Analyze the current landscape of ontology embeddings, understanding the capabilities, strengths, and weaknesses of existing methods while spotlighting the unique features of the BERT model in textual embeddings.
Design a framework to convert traditional ontology structures into a form suitable for embedding using BERT, ensuring preservation of hierarchical and relational information.
Adapt and fine-tune BERT on specific ontology datasets, emphasizing the capture of both explicit and implicit semantic information.
Develop an evaluation protocol that compares the BERT-based embeddings with traditional ontology representations in terms of semantic coherence, representation fidelity, and utility in downstream tasks.

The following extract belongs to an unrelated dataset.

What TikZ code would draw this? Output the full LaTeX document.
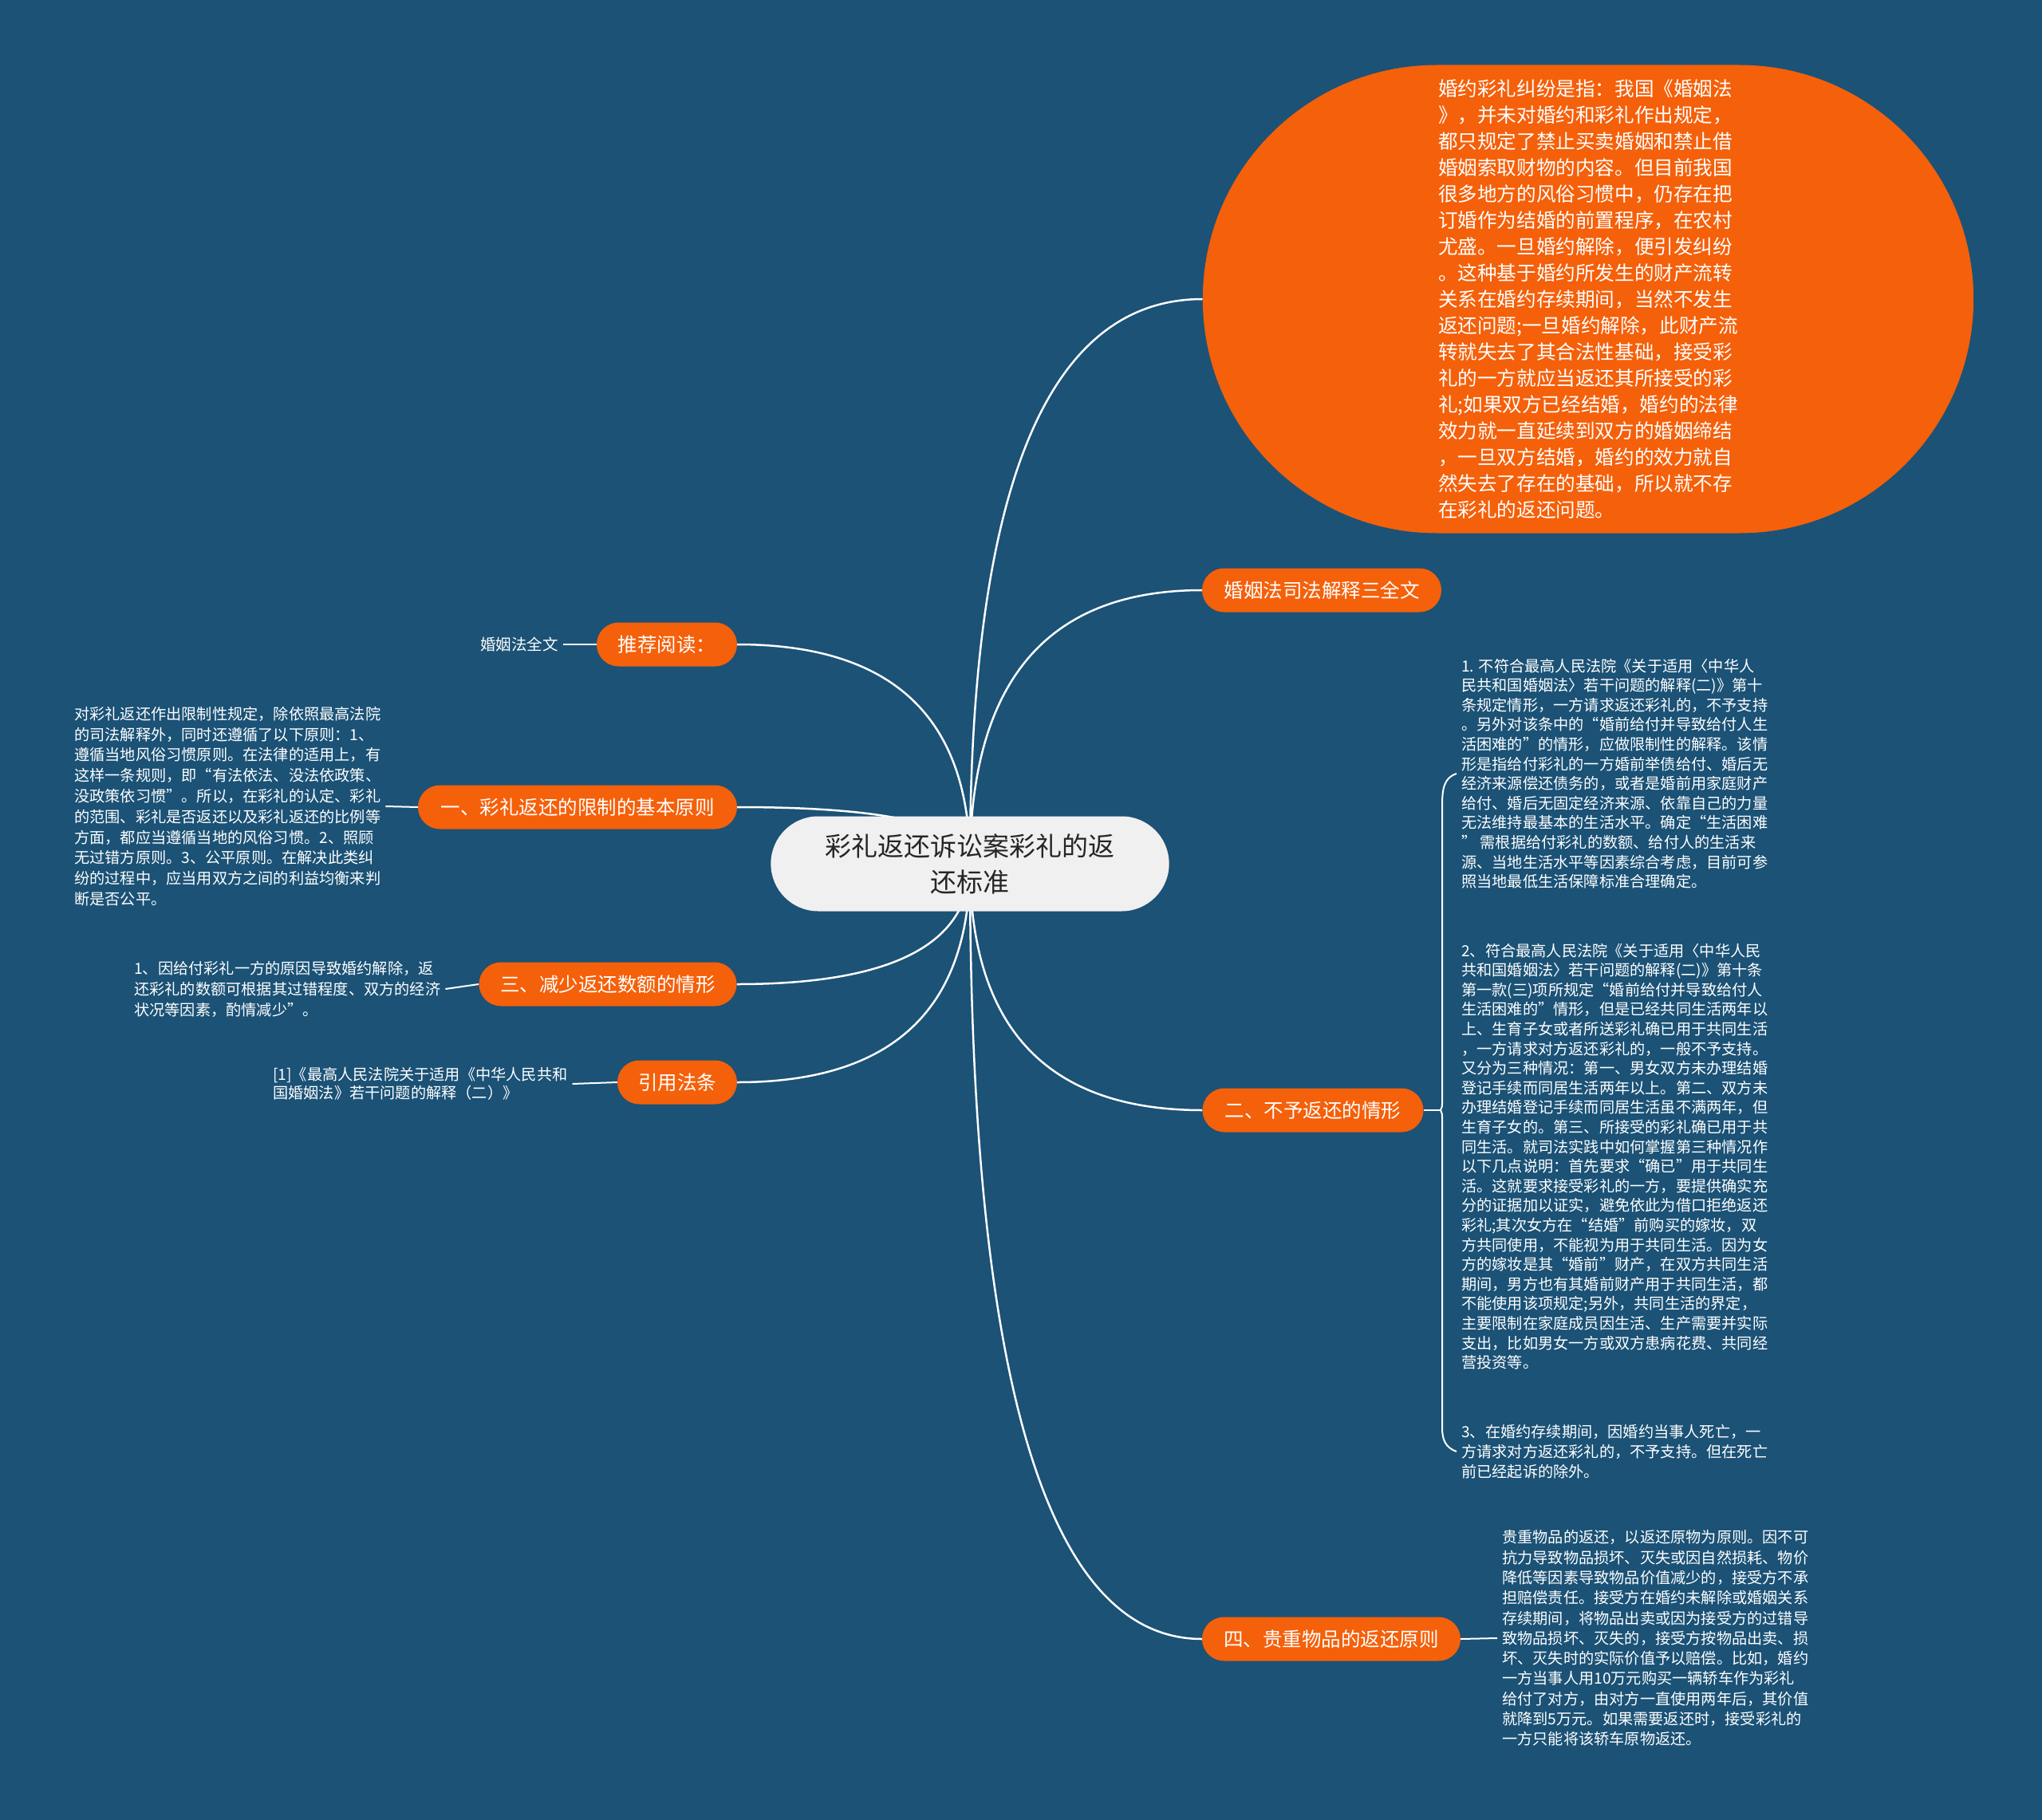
\documentclass[tikz,border=0pt]{standalone}
\usepackage{fontspec}
\setmainfont{Noto Sans CJK SC}
\usetikzlibrary{shapes.misc,calc}
\definecolor{bgblue}{HTML}{1B5276}
\definecolor{orng}{HTML}{F5600A}
\definecolor{cgray}{HTML}{F0F0F0}
\pgfdeclarelayer{bg}
\pgfdeclarelayer{edges}
\pgfsetlayers{bg,edges,main}
\begin{document}
\begin{tikzpicture}[x=1pt,y=-1pt,
  branch/.style={rounded rectangle, fill=orng, text=white, minimum height=55pt, inner xsep=2pt, inner ysep=0pt, font=\fontsize{24.5}{30}\selectfont},
  leaf/.style={text=white, align=left, inner sep=6pt},
  link/.style={white, line width=2.5pt},
  thin link/.style={white, line width=2pt},
]
\begin{pgfonlayer}{bg}
\fill[bgblue] (0,0) rectangle (2560,2282);
\end{pgfonlayer}
\useasboundingbox (0,0) rectangle (2560,2282);

% centre
\node[rounded rectangle, fill=cgray, text=black!85, minimum width=506pt, minimum height=119pt, align=center,
  font=\fontsize{33}{45}\selectfont] (c) at (1216,1083) {彩礼返还诉讼案彩礼的返\\还标准};

% big orange note
\node[rounded rectangle, fill=orng, text=white, minimum width=973pt, minimum height=587pt, align=left,
  font=\fontsize{24.6}{33}\selectfont] (ell) at (1991,375) {婚约彩礼纠纷是指：我国《婚姻法\\》，并未对婚约和彩礼作出规定，\\都只规定了禁止买卖婚姻和禁止借\\婚姻索取财物的内容。但目前我国\\很多地方的风俗习惯中，仍存在把\\订婚作为结婚的前置程序，在农村\\尤盛。一旦婚约解除，便引发纠纷\\。这种基于婚约所发生的财产流转\\关系在婚约存续期间，当然不发生\\返还问题;一旦婚约解除，此财产流\\转就失去了其合法性基础，接受彩\\礼的一方就应当返还其所接受的彩\\礼;如果双方已经结婚，婚约的法律\\效力就一直延续到双方的婚姻缔结\\，一旦双方结婚，婚约的效力就自\\然失去了存在的基础，所以就不存\\在彩礼的返还问题。};

% branches
\node[branch, minimum width=304pt] (law3) at (1657,740) {婚姻法司法解释三全文};
\node[branch, minimum width=180pt] (rec) at (836,808) {推荐阅读：};
\node[branch, minimum width=404pt] (one) at (724,1012) {一、彩礼返还的限制的基本原则};
\node[branch, minimum width=327pt] (three) at (762,1234) {三、减少返还数额的情形};
\node[branch, minimum width=154pt] (cite) at (849,1357) {引用法条};
\node[branch, minimum width=281pt] (two) at (1646,1392) {二、不予返还的情形};
\node[branch, minimum width=328pt] (four) at (1669,2055) {四、贵重物品的返还原则};

% leaves
\node[leaf, anchor=east, font=\fontsize{19.5}{24}\selectfont] (recT) at (706,808) {婚姻法全文};
\node[leaf, anchor=west, font=\fontsize{19.2}{25.8}\selectfont] (oneT) at (87,1011) {对彩礼返还作出限制性规定，除依照最高法院\\的司法解释外，同时还遵循了以下原则：1、\\遵循当地风俗习惯原则。在法律的适用上，有\\这样一条规则，即“有法依法、没法依政策、\\没政策依习惯”。所以，在彩礼的认定、彩礼\\的范围、彩礼是否返还以及彩礼返还的比例等\\方面，都应当遵循当地的风俗习惯。2、照顾\\无过错方原则。3、公平原则。在解决此类纠\\纷的过程中，应当用双方之间的利益均衡来判\\断是否公平。};
\node[leaf, anchor=west, font=\fontsize{19.2}{26}\selectfont] (threeT) at (162,1240) {1、因给付彩礼一方的原因导致婚约解除，返\\还彩礼的数额可根据其过错程度、双方的经济\\状况等因素，酌情减少”。};
\node[leaf, anchor=west, font=\fontsize{19.2}{23}\selectfont] (citeT) at (336,1359) {[1]《最高人民法院关于适用《中华人民共和\\国婚姻法》若干问题的解释（二）》};
\node[leaf, anchor=west, font=\fontsize{19.2}{24.6}\selectfont] (twoA) at (1826,970) {1. 不符合最高人民法院《关于适用〈中华人\\民共和国婚姻法〉若干问题的解释(二)》第十\\条规定情形，一方请求返还彩礼的，不予支持\\。另外对该条中的“婚前给付并导致给付人生\\活困难的”的情形，应做限制性的解释。该情\\形是指给付彩礼的一方婚前举债给付、婚后无\\经济来源偿还债务的，或者是婚前用家庭财产\\给付、婚后无固定经济来源、依靠自己的力量\\无法维持最基本的生活水平。确定“生活困难\\” 需根据给付彩礼的数额、给付人的生活来\\源、当地生活水平等因素综合考虑，目前可参\\照当地最低生活保障标准合理确定。};
\node[leaf, anchor=west, font=\fontsize{19.2}{24.6}\selectfont] (twoB) at (1826,1450) {2、符合最高人民法院《关于适用〈中华人民\\共和国婚姻法〉若干问题的解释(二)》第十条\\第一款(三)项所规定“婚前给付并导致给付人\\生活困难的”情形，但是已经共同生活两年以\\上、生育子女或者所送彩礼确已用于共同生活\\，一方请求对方返还彩礼的，一般不予支持。\\又分为三种情况：第一、男女双方未办理结婚\\登记手续而同居生活两年以上。第二、双方未\\办理结婚登记手续而同居生活虽不满两年，但\\生育子女的。第三、所接受的彩礼确已用于共\\同生活。就司法实践中如何掌握第三种情况作\\以下几点说明：首先要求“确已”用于共同生\\活。这就要求接受彩礼的一方，要提供确实充\\分的证据加以证实，避免依此为借口拒绝返还\\彩礼;其次女方在“结婚”前购买的嫁妆，双\\方共同使用，不能视为用于共同生活。因为女\\方的嫁妆是其“婚前”财产，在双方共同生活\\期间，男方也有其婚前财产用于共同生活，都\\不能使用该项规定;另外，共同生活的界定，\\主要限制在家庭成员因生活、生产需要并实际\\支出，比如男女一方或双方患病花费、共同经\\营投资等。};
\node[leaf, anchor=west, font=\fontsize{19.2}{25}\selectfont] (twoC) at (1826,1820) {3、在婚约存续期间，因婚约当事人死亡，一\\方请求对方返还彩礼的，不予支持。但在死亡\\前已经起诉的除外。};
\node[leaf, anchor=west, font=\fontsize{19.2}{25.3}\selectfont] (fourT) at (1877,2054) {贵重物品的返还，以返还原物为原则。因不可\\抗力导致物品损坏、灭失或因自然损耗、物价\\降低等因素导致物品价值减少的，接受方不承\\担赔偿责任。接受方在婚约未解除或婚姻关系\\存续期间，将物品出卖或因为接受方的过错导\\致物品损坏、灭失的，接受方按物品出卖、损\\坏、灭失时的实际价值予以赔偿。比如，婚约\\一方当事人用10万元购买一辆轿车作为彩礼\\给付了对方，由对方一直使用两年后，其价值\\就降到5万元。如果需要返还时，接受彩礼的\\一方只能将该轿车原物返还。};

% bracket coordinates
\coordinate (bj) at (1806,1392);
\coordinate (btop) at (1826,970);
\coordinate (bbot) at (1826,1820);

\begin{pgfonlayer}{edges}
\foreach \t in {ell,law3,two,four}
  \draw[link] (c.center) .. controls ($(c.center)!0.667!(c.center |- \t.west)$) and ($(\t.west)!0.667!(c.center |- \t.west)$) .. (\t.west);
\foreach \t in {rec,one,three,cite}
  \draw[link] (c.center) .. controls ($(c.center)!0.667!(c.center |- \t.east)$) and ($(\t.east)!0.667!(c.center |- \t.east)$) .. (\t.east);
\draw[thin link] (recT.east) -- (rec.west);
\draw[thin link] (oneT.east) -- (one.west);
\draw[thin link] (threeT.east) -- (three.west);
\draw[thin link] (citeT.east) -- (cite.west);
\draw[thin link] (four.east) -- (fourT.west);
\draw[thin link] (two.east) -- (bj);
\draw[thin link] (btop) .. controls (1810,975) and (1808,990) .. (1808,1010) -- (1808,1380) .. controls (1808,1388) .. (bj);
\draw[thin link] (bj) .. controls (1808,1396) .. (1808,1404) -- (1808,1790) .. controls (1808,1805) and (1812,1815) .. (bbot);
\end{pgfonlayer}
\end{tikzpicture}
\end{document}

Explore the utility of the BERT-embedded ontologies in tasks like semantic search, ontology alignment, and similarity computations, benchmarking against traditional methods.

References

Jiaoyan Chen, Pan Hu, Ernesto Jiménez-Ruiz, Ole Magnus Holter, Denvar Antonyrajah, Ian Horrocks: OWL2Vec*: embedding of OWL ontologies. Mach. Learn. 110(7): 1813-1845 (2021)
Jacob Devlin, Ming-Wei Chang, Kenton Lee, and Kristina Toutanova. 2018. BERT: Pre-training of Deep Bidirectional Transformers for Language Understanding. arXiv preprint arXiv:1810.04805.